2. Your data engineering team has built a feature engineering pipeline in Dataflow that transforms raw customer events into 50 aggregated features for a churn prediction model. The team wants to ensure these features are computed identically during model training (batch) and serving (real-time). Which approach best addresses this requirement?

  • A. Use Vertex AI Feature Store to register the 50 features with their transformations; create a Dataflow job for batch ingestion and configure Feature Store online serving✓ Correct
  • B. Write the feature transformations once in Python and execute them separately in Dataflow for training and in a Cloud Run service for serving
  • C. Export the feature definitions as a Pandas DataFrame and replicate it across training and serving environments
  • D. Use BigQuery views to materialize features for training and manually recreate the same logic in Vertex AI Predictions for serving
Explanation

Vertex AI Feature Store is purpose-built to ensure feature consistency between batch and online serving by storing feature definitions, transformations, and computed values in a centralized managed service. Option 0 is correct because Feature Store handles both batch ingestion (via Dataflow) and online retrieval with guaranteed consistency. Option 1 is wrong because executing the same logic separately in different systems (Dataflow vs. Cloud Run) risks subtle divergences and lacks versioning. Option 2 is wrong because exporting to Pandas doesn't scale to real-time serving and offers no consistency guarantees. Option 3 is wrong because BigQuery views and manual replication in Predictions duplicates logic and is error-prone.

3. Your team uses Colab Enterprise notebooks for interactive data exploration and feature engineering. A senior data scientist creates a notebook that performs complex feature transformations and wants to package this logic for use in a production Vertex AI Pipelines job. What is the best practice approach?

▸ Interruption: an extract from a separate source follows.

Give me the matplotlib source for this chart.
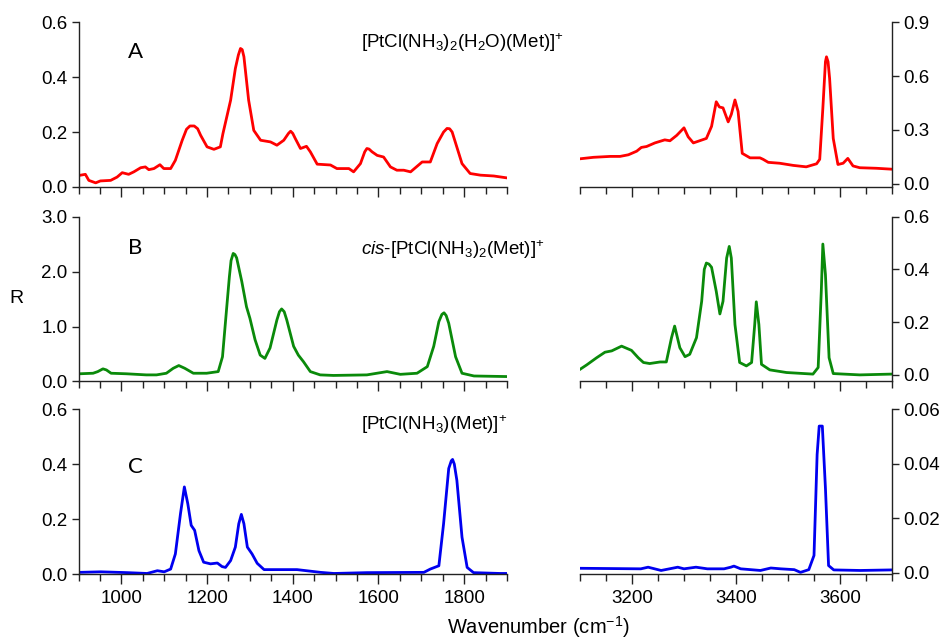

  • A. Copy the notebook code directly into a Python script for the pipeline component
  • B. Export the notebook as a Python module, add unit tests and input validation, then use it as a reusable component in the pipeline✓ Correct
  • C. Keep the notebook as-is and have the pipeline call the notebook directly via a custom component
  • D. Manually rewrite the feature engineering logic in Go for better performance in production
Explanation

Option B is correct. Converting notebook code into a tested, modular Python module is the production-ready approach. This ensures reproducibility, testability, and reusability. Option A skips testing and introduces technical debt. Option C adds unnecessary complexity and makes the pipeline dependent on notebook infrastructure, which is not designed for orchestration. Option D introduces unnecessary complexity and language switching without clear benefits. Professional ML engineering requires separating exploration (notebooks) from production (versioned modules).

4. A team is implementing a feature for responsible AI that explains model predictions to non-technical stakeholders. They want to provide simple, interpretable insights about which input features most influenced a specific prediction. Which approach is most appropriate?

  • A. Use SHAP values or feature attribution to identify the contribution of each feature to individual predictions; present results with visualizations suitable for non-technical audiences✓ Correct
  • B. Rely solely on global feature importance from the model, which may not explain individual predictions accurately
  • C. Ask stakeholders to manually trace through the model logic to understand predictions
  • D. Avoid explaining predictions to reduce model complexity
Explanation

Option A is correct. SHAP or other feature attribution methods provide instance-level explanations showing how each feature contributed to a specific prediction. Visualizations (e.g., waterfall plots, force plots) make this accessible to non-technical stakeholders. Option B uses global importance, which doesn't explain individual predictions. Option C is not scalable. Option D ignores explainability requirements. Model explainability is a cornerstone of responsible AI, and feature attribution is the standard approach for instance-level interpretability.

5. Your team is using Dataflow to preprocess a large historical dataset for model training. The preprocessing job runs successfully, but a junior engineer realizes they need to modify the filtering logic and re-run the entire job. The engineer wants to minimize compute costs while ensuring data consistency. Which approach is best?

  • A. Re-run the entire Dataflow job with modified code
  • B. Manually edit the output data files to apply the new filtering logic
  • C. Implement the preprocessing logic as a reusable, parameterized Dataflow template; version the template in source control; run a new job instance with updated parameters, which is more cost-effective for iterative changes✓ Correct
  • D. Use a spreadsheet to manually filter and clean the data instead of Dataflow
Explanation

Option C is correct. Dataflow templates allow parameterization and reuse without modifying code, making iterative preprocessing more maintainable and cost-effective. Versioning templates ensures reproducibility. Option A is inefficient when parameters change. Option B introduces data integrity risks and is not reproducible. Option D is not scalable for large datasets. Parameterized templates are the professional approach to iterative data preprocessing in production pipelines.